Particle effective eddy diffusion coefficients, ϵ/ν, [(inertial + diffusion)/viscous forces], were calculated from experimental deposition fluxes to a smooth horizontal surface. The ϵ/ν are a function of both particle inertia ( τ +), the distance from the surface ( y +), and the air friction velocity ( u ∗ ) which is contained in both dimensionless terms. These ϵ/ν are greater than the ϵ/ν for particle deposition along a vertical surface. Both correlations show that particle effective eddy diffusion coefficients are much greater than the eddy diffusion of air momentum for distances from the surface of y + < 20. For greater distances, particle concentration profiles at a distance of one cm were used to calculate ϵ/ν for y + values from 200 to 900. The results show data scatter, but can be represented by a constant ϵ/ν = 140 for y + > 350. These ϵ/ν are similar to those for air momentum transfer.
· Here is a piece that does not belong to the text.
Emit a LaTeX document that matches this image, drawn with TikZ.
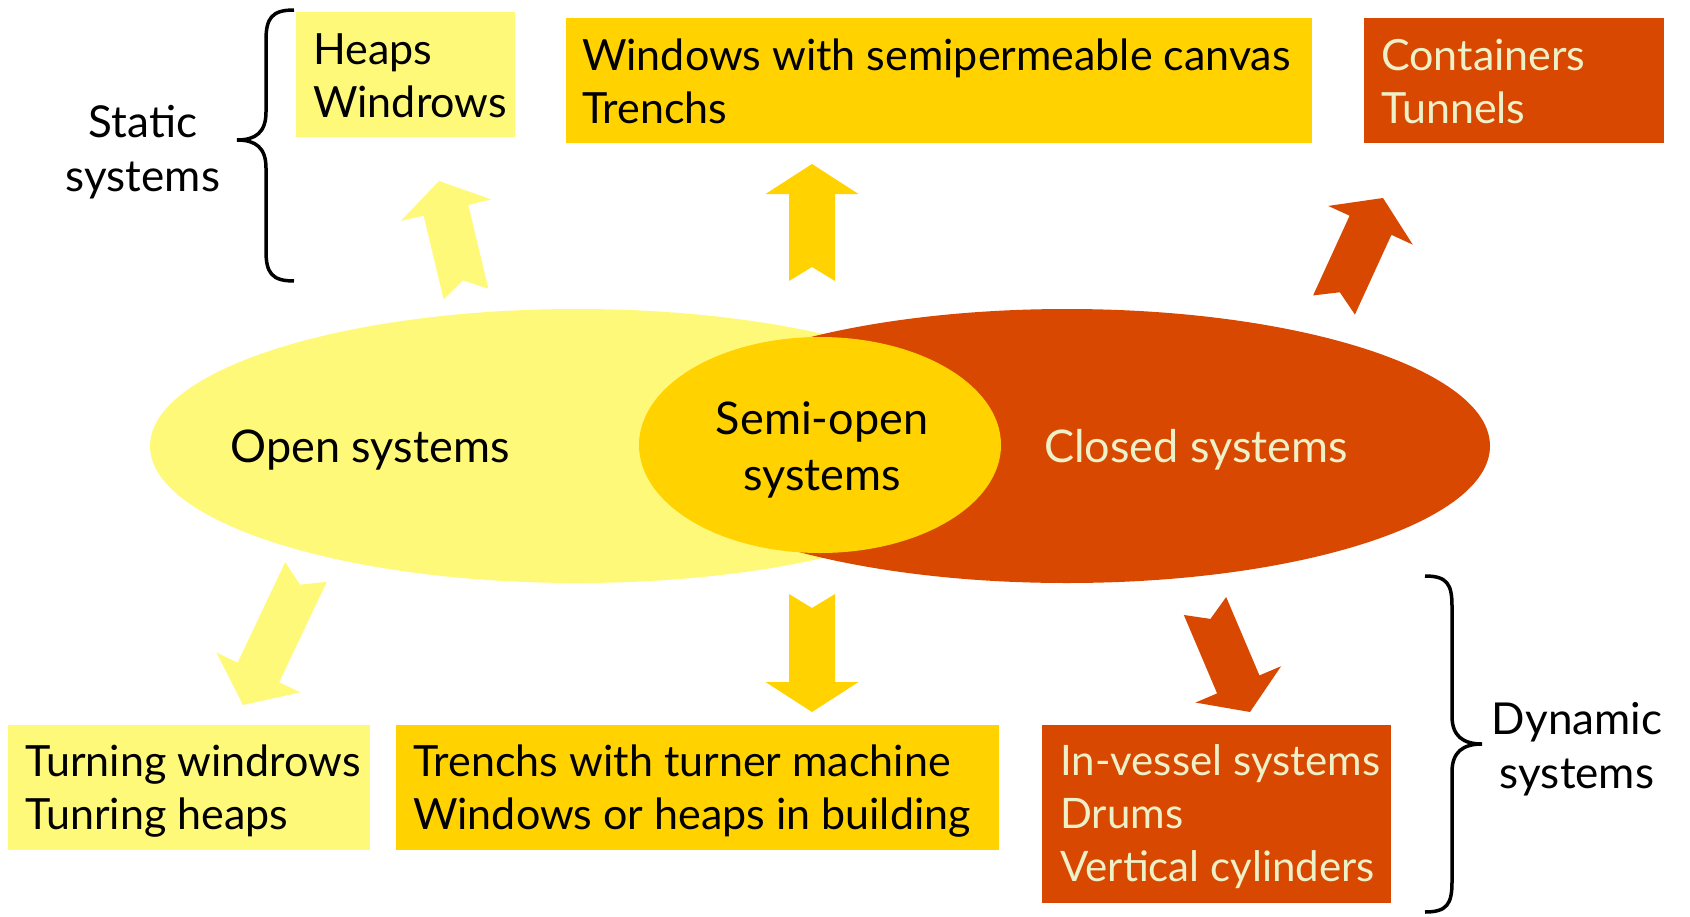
\documentclass[tikz,border=0pt]{standalone}
\usepackage{fontspec}
\setmainfont{Lato}
\usetikzlibrary{calc,shapes.geometric}
\definecolor{lyel}{RGB}{255,249,122}
\definecolor{gold}{RGB}{255,210,0}
\definecolor{rust}{RGB}{216,72,0}
\definecolor{cream}{RGB}{238,240,200}

% color, tail coordinate, tip coordinate, head length
\newcommand\blockarrow[4]{%
  \fill[#1] let \p1=($(#3)-(#2)$), \n1={veclen(\x1,\y1)}, \n2={atan2(\y1,\x1)} in
    ($(#2)+({\n2+90}:23pt)$)
    -- ($(#2)+({\n2+90}:23pt)+(\n2:{\n1-#4})$)
    -- ($(#2)+({\n2+90}:46.5pt)+(\n2:{\n1-#4})$)
    -- (#3)
    -- ($(#2)+({\n2-90}:46.5pt)+(\n2:{\n1-#4})$)
    -- ($(#2)+({\n2-90}:23pt)+(\n2:{\n1-#4})$)
    -- ($(#2)+({\n2-90}:23pt)$)
    -- ($(#2)+(\n2:14pt)$)
    -- cycle;%
}

\tikzset{
  boxshape/.style={rectangle, inner sep=0pt, anchor=north west},
  btext/.style={inner sep=0pt, anchor=west, align=left, font=\fontsize{43}{53}\selectfont},
  etext/.style={inner sep=0pt, align=center, font=\fontsize{45}{56}\selectfont},
  blabel/.style={inner sep=0pt, align=center, font=\fontsize{44}{54}\selectfont},
  ell/.style={ellipse, inner sep=0pt},
  bracepath/.style={line width=3.5pt, black},
}

\begin{document}
\begin{tikzpicture}[x=1pt, y=-1pt]
\useasboundingbox (0,0) rectangle (1690,916);

% ellipses
\node[ell, fill=lyel, minimum width=854pt, minimum height=274pt] (open) at (577,446) {};
\node[ell, fill=rust, minimum width=846pt, minimum height=274pt] (closed) at (1067,446) {};
\node[ell, fill=gold, minimum width=362pt, minimum height=216pt] (semi) at (820,445) {};

\node[etext] (opent) at (370,450) {Open systems};
\node[etext, text=cream] (closedt) at (1196,450) {Closed systems};
\node[etext] (semit) at (822,450) {Semi-open\\systems};

% boxes
\node[boxshape, fill=lyel, minimum width=219pt, minimum height=125pt] (b1) at (296,12) {};
\node[boxshape, fill=gold, minimum width=746pt, minimum height=125pt] (b2) at (566,18) {};
\node[boxshape, fill=rust, minimum width=300pt, minimum height=125pt] (b3) at (1364,18) {};
\node[boxshape, fill=lyel, minimum width=362pt, minimum height=125pt] (b4) at (8,725) {};
\node[boxshape, fill=gold, minimum width=603pt, minimum height=125pt] (b5) at (396,725) {};
\node[boxshape, fill=rust, minimum width=349pt, minimum height=178pt] (b6) at (1042,725) {};

\node[btext] (t1) at ($(b1.west)+(17,1)$) {Heaps\\Windrows};
\node[btext] (t2) at ($(b2.west)+(16,1)$) {Windows with semipermeable canvas\\Trenchs};
\node[btext, text=cream] (t3) at ($(b3.west)+(17,1)$) {Containers\\Tunnels};
\node[btext] (t4) at ($(b4.west)+(17,3)$) {Turning windrows\\Tunring heaps};
\node[btext] (t5) at ($(b5.west)+(17,3)$) {Trenchs with turner machine\\Windows or heaps in building};
\node[btext, text=cream, font=\fontsize{42}{53}\selectfont] (t6) at ($(b6.west)+(18,2)$) {In-vessel systems\\Drums\\Vertical cylinders};

% arrows
\coordinate (a1t) at (466,294); \coordinate (a1h) at (439,181);
\coordinate (a2t) at (812,281); \coordinate (a2h) at (812,164);
\coordinate (a3t) at (1334,305); \coordinate (a3h) at (1383,198);
\coordinate (a4t) at (306,572); \coordinate (a4h) at (243,705);
\coordinate (a5t) at (812,594); \coordinate (a5h) at (812,712);
\coordinate (a6t) at (1205,606); \coordinate (a6h) at (1250,712);
\blockarrow{lyel}{a1t}{a1h}{30pt}
\blockarrow{gold}{a2t}{a2h}{30pt}
\blockarrow{rust}{a3t}{a3h}{30pt}
\blockarrow{lyel}{a4t}{a4h}{36pt}
\blockarrow{gold}{a5t}{a5h}{30pt}
\blockarrow{rust}{a6t}{a6h}{30pt}

% braces
\draw[bracepath] (294,10) .. controls (272,10) and (266,18) .. (266,40)
  -- (266,112) .. controls (266,132) and (256,140) .. (237,140)
  .. controls (256,140) and (266,148) .. (266,168)
  -- (266,251) .. controls (266,273) and (272,281) .. (294,281);
\node[blabel] (static) at (143,152) {Static\\systems};

\draw[bracepath] (1425,576) .. controls (1447,576) and (1452,584) .. (1452,606)
  -- (1452,716) .. controls (1452,736) and (1463,744) .. (1482,744)
  .. controls (1463,744) and (1452,752) .. (1452,772)
  -- (1452,882) .. controls (1452,904) and (1447,912) .. (1425,912);
\node[blabel] (dynamic) at (1577,749) {Dynamic\\systems};
\end{tikzpicture}
\end{document}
The effective eddy diffusivities are combined with Brownian diffusion and gravity settling to predict particle deposition velocities for particle size from 10 −3 to 10 2 μm diameter for particle densities of 1 and 10 gm/cm 3. Each of these mechanisms of particle transport controls the predicted deposition in some range of particle size. The deposition velocities show minima of 1.8 × 10 −4 to 7.7 × 10 −3 cm/sec for particle sizes from 0.066 to 0.54 μm. The minima as well as all deposition velocities are equal to or much greater than predicted from gravitational settling.